Exercise brief: Return each line of the data below exactly, omitting any pictures.

Information supplied:
+ + + + + + +

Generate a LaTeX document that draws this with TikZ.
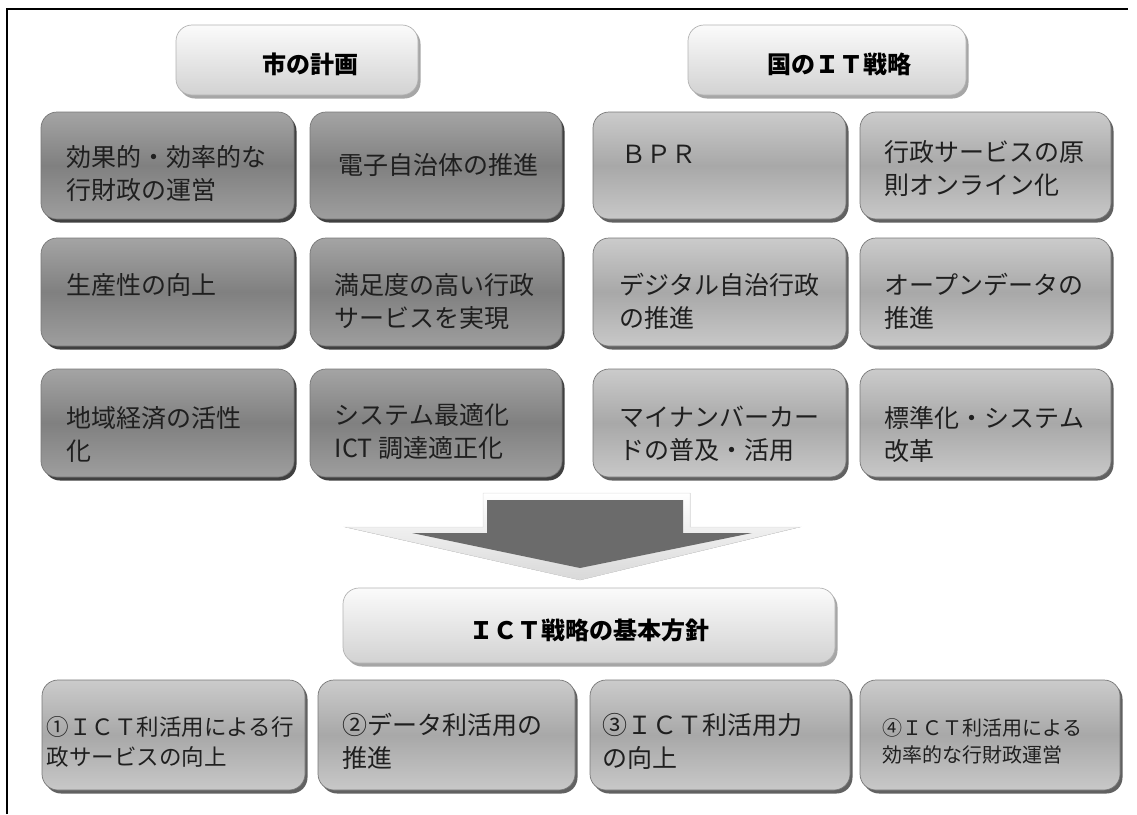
\documentclass[tikz,border=0pt]{standalone}
\usepackage{fontspec}
\setmainfont{Noto Sans CJK JP}
\definecolor{dkTop}{HTML}{A4A4A4}
\definecolor{dkMid}{HTML}{808080}
\definecolor{dkBot}{HTML}{9E9E9E}
\definecolor{ltTop}{HTML}{CBCBCB}
\definecolor{ltMid}{HTML}{A8A8A8}
\definecolor{ltBot}{HTML}{C8C8C8}
\definecolor{hdTop}{HTML}{FBFBFB}
\definecolor{hdBot}{HTML}{D2D2D2}
\definecolor{arrDark}{HTML}{6B6B6B}
\definecolor{edge}{HTML}{777777}
\tikzset{
  basebox/.style={rounded corners=16pt, draw=edge, line width=0.7pt, inner sep=0pt},
  darkbox/.style={basebox, top color=dkTop, bottom color=dkBot, middle color=dkMid},
  lightbox/.style={basebox, top color=ltTop, bottom color=ltBot, middle color=ltMid},
  headbox/.style={basebox, draw=black!30, top color=hdTop, bottom color=hdBot},
  shadowfill/.style={rounded corners=16pt, fill=black!68},
  txt/.style={inner sep=0pt, align=left, anchor=north west, text=black!88,
    font=\fontsize{25}{33}\selectfont},
  smalltxt/.style={txt, font=\fontsize{22.5}{30}\selectfont},
  tinytxt/.style={txt, font=\fontsize{20}{27}\selectfont},
  headtxt/.style={inner sep=0pt, text=black, font=\fontsize{24}{30}\selectfont\bfseries}
}
% #1 name, #2 style, #3 x1, #4 y1, #5 x2, #6 y2, #7 shadow colour
\newcommand\placebox[7]{%
  \fill[shadowfill, fill=#7] ({#3+3},{#4+3}) rectangle ({#5+2.5},{#6+3.5});
  \node[#2, minimum width={#5pt-#3pt}, minimum height={#6pt-#4pt}] (#1) at ({(#3+#5)/2},{(#4+#6)/2}) {};}
\begin{document}
\begin{tikzpicture}[x=1pt,y=-1pt]
\useasboundingbox (0,0) rectangle (1137,814);
% frame
\draw[line width=1.6pt] (7,814) -- (7,9) -- (1128,9);
% headers
\placebox{h1}{headbox}{176}{25}{418}{95}{black!35}
\placebox{h2}{headbox}{688}{25}{966}{95}{black!35}
\node[headtxt] (h1t) at ([shift={(13,4)}]h1.center) {市の計画};
\node[headtxt] (h2t) at ([shift={(12,4)}]h2.center) {国のＩＴ戦略};
% left group
\placebox{a1}{darkbox}{41}{112}{294}{219}{black!75}
\placebox{a2}{darkbox}{310}{112}{562}{219}{black!75}
\placebox{a3}{darkbox}{41}{238}{294}{346}{black!75}
\placebox{a4}{darkbox}{310}{238}{562}{346}{black!75}
\placebox{a5}{darkbox}{41}{369}{294}{477}{black!75}
\placebox{a6}{darkbox}{310}{369}{562}{477}{black!75}
\node[txt] (a1t) at ([shift={(26,33.5)}]a1.north west) {効果的・効率的な\\行財政の運営};
\node[txt, anchor=center] (a2t) at ([shift={(2,0)}]a2.center) {電子自治体の推進};
\node[txt] (a3t) at ([shift={(26,35.5)}]a3.north west) {生産性の向上};
\node[txt] (a4t) at ([shift={(25,35.5)}]a4.north west) {満足度の高い行政\\サービスを実現};
\node[txt] (a5t) at ([shift={(26,37.5)}]a5.north west) {地域経済の活性\\化};
\node[txt] (a6t) at ([shift={(25,34.5)}]a6.north west) {システム最適化\\ICT 調達適正化};
% right group
\placebox{c1}{lightbox}{593}{112}{846}{219}{black!62}
\placebox{c2}{lightbox}{860}{112}{1111}{219}{black!62}
\placebox{c3}{lightbox}{593}{238}{846}{346}{black!62}
\placebox{c4}{lightbox}{860}{238}{1111}{346}{black!62}
\placebox{c5}{lightbox}{593}{369}{846}{477}{black!62}
\placebox{c6}{lightbox}{860}{369}{1111}{477}{black!62}
\node[txt] (c1t) at ([shift={(29,33.5)}]c1.north west) {ＢＰＲ};
\node[txt] (c2t) at ([shift={(25,28.5)}]c2.north west) {行政サービスの原\\則オンライン化};
\node[txt] (c3t) at ([shift={(27,35.5)}]c3.north west) {デジタル自治行政\\の推進};
\node[txt] (c4t) at ([shift={(25,35.5)}]c4.north west) {オープンデータの\\推進};
\node[txt] (c5t) at ([shift={(27,37.5)}]c5.north west) {マイナンバーカー\\ドの普及・活用};
\node[txt] (c6t) at ([shift={(25,37.5)}]c6.north west) {標準化・システム\\改革};
% big arrow
\fill[top color=white, bottom color=black!15, draw=black!12, line width=0.5pt]
  (483,493) -- (690,493) -- (690,527) -- (800,527) -- (580,580) -- (345,527) -- (483,527) -- cycle;
\fill[arrDark]
  (487,500) -- (683,500) -- (683,533) -- (752,533) -- (580,568) -- (412,533) -- (487,533) -- cycle;
% strategy header
\placebox{h3}{headbox}{343}{588}{835}{663}{black!35}
\node[headtxt] (h3t) at ([shift={(0,5)}]h3.center) {ＩＣＴ戦略の基本方針};
% bottom row
\placebox{b1}{lightbox}{42}{680}{305}{790}{black!62}
\placebox{b2}{lightbox}{318}{680}{575}{790}{black!62}
\placebox{b3}{lightbox}{590}{680}{850}{790}{black!62}
\placebox{b4}{lightbox}{860}{680}{1120}{790}{black!62}
\node[smalltxt] (b1t) at ([shift={(5,37)}]b1.north west) {①ＩＣＴ利活用による行\\政サービスの向上};
\node[txt] (b2t) at ([shift={(25,33.5)}]b2.north west) {②データ利活用の\\推進};
\node[txt] (b3t) at ([shift={(13,33.5)}]b3.north west) {③ＩＣＴ利活用力\\の向上};
\node[tinytxt] (b4t) at ([shift={(23,39)}]b4.north west) {④ＩＣＴ利活用による\\効率的な行財政運営};
\end{tikzpicture}
\end{document}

+ + + + + + +

In response:
Generate a LaTeX document that draws this with TikZ.
\documentclass[tikz,border=0pt]{standalone}
\usepackage{fontspec}
\setmainfont{Noto Sans CJK JP}
\definecolor{dkTop}{HTML}{A4A4A4}
\definecolor{dkMid}{HTML}{808080}
\definecolor{dkBot}{HTML}{9E9E9E}
\definecolor{ltTop}{HTML}{CBCBCB}
\definecolor{ltMid}{HTML}{A8A8A8}
\definecolor{ltBot}{HTML}{C8C8C8}
\definecolor{hdTop}{HTML}{FBFBFB}
\definecolor{hdBot}{HTML}{D2D2D2}
\definecolor{arrDark}{HTML}{6B6B6B}
\definecolor{edge}{HTML}{777777}
\tikzset{
  basebox/.style={rounded corners=16pt, draw=edge, line width=0.7pt, inner sep=0pt},
  darkbox/.style={basebox, top color=dkTop, bottom color=dkBot, middle color=dkMid},
  lightbox/.style={basebox, top color=ltTop, bottom color=ltBot, middle color=ltMid},
  headbox/.style={basebox, draw=black!30, top color=hdTop, bottom color=hdBot},
  shadowfill/.style={rounded corners=16pt, fill=black!68},
  txt/.style={inner sep=0pt, align=left, anchor=north west, text=black!88,
    font=\fontsize{25}{33}\selectfont},
  smalltxt/.style={txt, font=\fontsize{22.5}{30}\selectfont},
  tinytxt/.style={txt, font=\fontsize{20}{27}\selectfont},
  headtxt/.style={inner sep=0pt, text=black, font=\fontsize{24}{30}\selectfont\bfseries}
}
% #1 name, #2 style, #3 x1, #4 y1, #5 x2, #6 y2, #7 shadow colour
\newcommand\placebox[7]{%
  \fill[shadowfill, fill=#7] ({#3+3},{#4+3}) rectangle ({#5+2.5},{#6+3.5});
  \node[#2, minimum width={#5pt-#3pt}, minimum height={#6pt-#4pt}] (#1) at ({(#3+#5)/2},{(#4+#6)/2}) {};}
\begin{document}
\begin{tikzpicture}[x=1pt,y=-1pt]
\useasboundingbox (0,0) rectangle (1137,814);
% frame
\draw[line width=1.6pt] (7,814) -- (7,9) -- (1128,9);
% headers
\placebox{h1}{headbox}{176}{25}{418}{95}{black!35}
\placebox{h2}{headbox}{688}{25}{966}{95}{black!35}
\node[headtxt] (h1t) at ([shift={(13,4)}]h1.center) {市の計画};
\node[headtxt] (h2t) at ([shift={(12,4)}]h2.center) {国のＩＴ戦略};
% left group
\placebox{a1}{darkbox}{41}{112}{294}{219}{black!75}
\placebox{a2}{darkbox}{310}{112}{562}{219}{black!75}
\placebox{a3}{darkbox}{41}{238}{294}{346}{black!75}
\placebox{a4}{darkbox}{310}{238}{562}{346}{black!75}
\placebox{a5}{darkbox}{41}{369}{294}{477}{black!75}
\placebox{a6}{darkbox}{310}{369}{562}{477}{black!75}
\node[txt] (a1t) at ([shift={(26,33.5)}]a1.north west) {効果的・効率的な\\行財政の運営};
\node[txt, anchor=center] (a2t) at ([shift={(2,0)}]a2.center) {電子自治体の推進};
\node[txt] (a3t) at ([shift={(26,35.5)}]a3.north west) {生産性の向上};
\node[txt] (a4t) at ([shift={(25,35.5)}]a4.north west) {満足度の高い行政\\サービスを実現};
\node[txt] (a5t) at ([shift={(26,37.5)}]a5.north west) {地域経済の活性\\化};
\node[txt] (a6t) at ([shift={(25,34.5)}]a6.north west) {システム最適化\\ICT 調達適正化};
% right group
\placebox{c1}{lightbox}{593}{112}{846}{219}{black!62}
\placebox{c2}{lightbox}{860}{112}{1111}{219}{black!62}
\placebox{c3}{lightbox}{593}{238}{846}{346}{black!62}
\placebox{c4}{lightbox}{860}{238}{1111}{346}{black!62}
\placebox{c5}{lightbox}{593}{369}{846}{477}{black!62}
\placebox{c6}{lightbox}{860}{369}{1111}{477}{black!62}
\node[txt] (c1t) at ([shift={(29,33.5)}]c1.north west) {ＢＰＲ};
\node[txt] (c2t) at ([shift={(25,28.5)}]c2.north west) {行政サービスの原\\則オンライン化};
\node[txt] (c3t) at ([shift={(27,35.5)}]c3.north west) {デジタル自治行政\\の推進};
\node[txt] (c4t) at ([shift={(25,35.5)}]c4.north west) {オープンデータの\\推進};
\node[txt] (c5t) at ([shift={(27,37.5)}]c5.north west) {マイナンバーカー\\ドの普及・活用};
\node[txt] (c6t) at ([shift={(25,37.5)}]c6.north west) {標準化・システム\\改革};
% big arrow
\fill[top color=white, bottom color=black!15, draw=black!12, line width=0.5pt]
  (483,493) -- (690,493) -- (690,527) -- (800,527) -- (580,580) -- (345,527) -- (483,527) -- cycle;
\fill[arrDark]
  (487,500) -- (683,500) -- (683,533) -- (752,533) -- (580,568) -- (412,533) -- (487,533) -- cycle;
% strategy header
\placebox{h3}{headbox}{343}{588}{835}{663}{black!35}
\node[headtxt] (h3t) at ([shift={(0,5)}]h3.center) {ＩＣＴ戦略の基本方針};
% bottom row
\placebox{b1}{lightbox}{42}{680}{305}{790}{black!62}
\placebox{b2}{lightbox}{318}{680}{575}{790}{black!62}
\placebox{b3}{lightbox}{590}{680}{850}{790}{black!62}
\placebox{b4}{lightbox}{860}{680}{1120}{790}{black!62}
\node[smalltxt] (b1t) at ([shift={(5,37)}]b1.north west) {①ＩＣＴ利活用による行\\政サービスの向上};
\node[txt] (b2t) at ([shift={(25,33.5)}]b2.north west) {②データ利活用の\\推進};
\node[txt] (b3t) at ([shift={(13,33.5)}]b3.north west) {③ＩＣＴ利活用力\\の向上};
\node[tinytxt] (b4t) at ([shift={(23,39)}]b4.north west) {④ＩＣＴ利活用による\\効率的な行財政運営};
\end{tikzpicture}
\end{document}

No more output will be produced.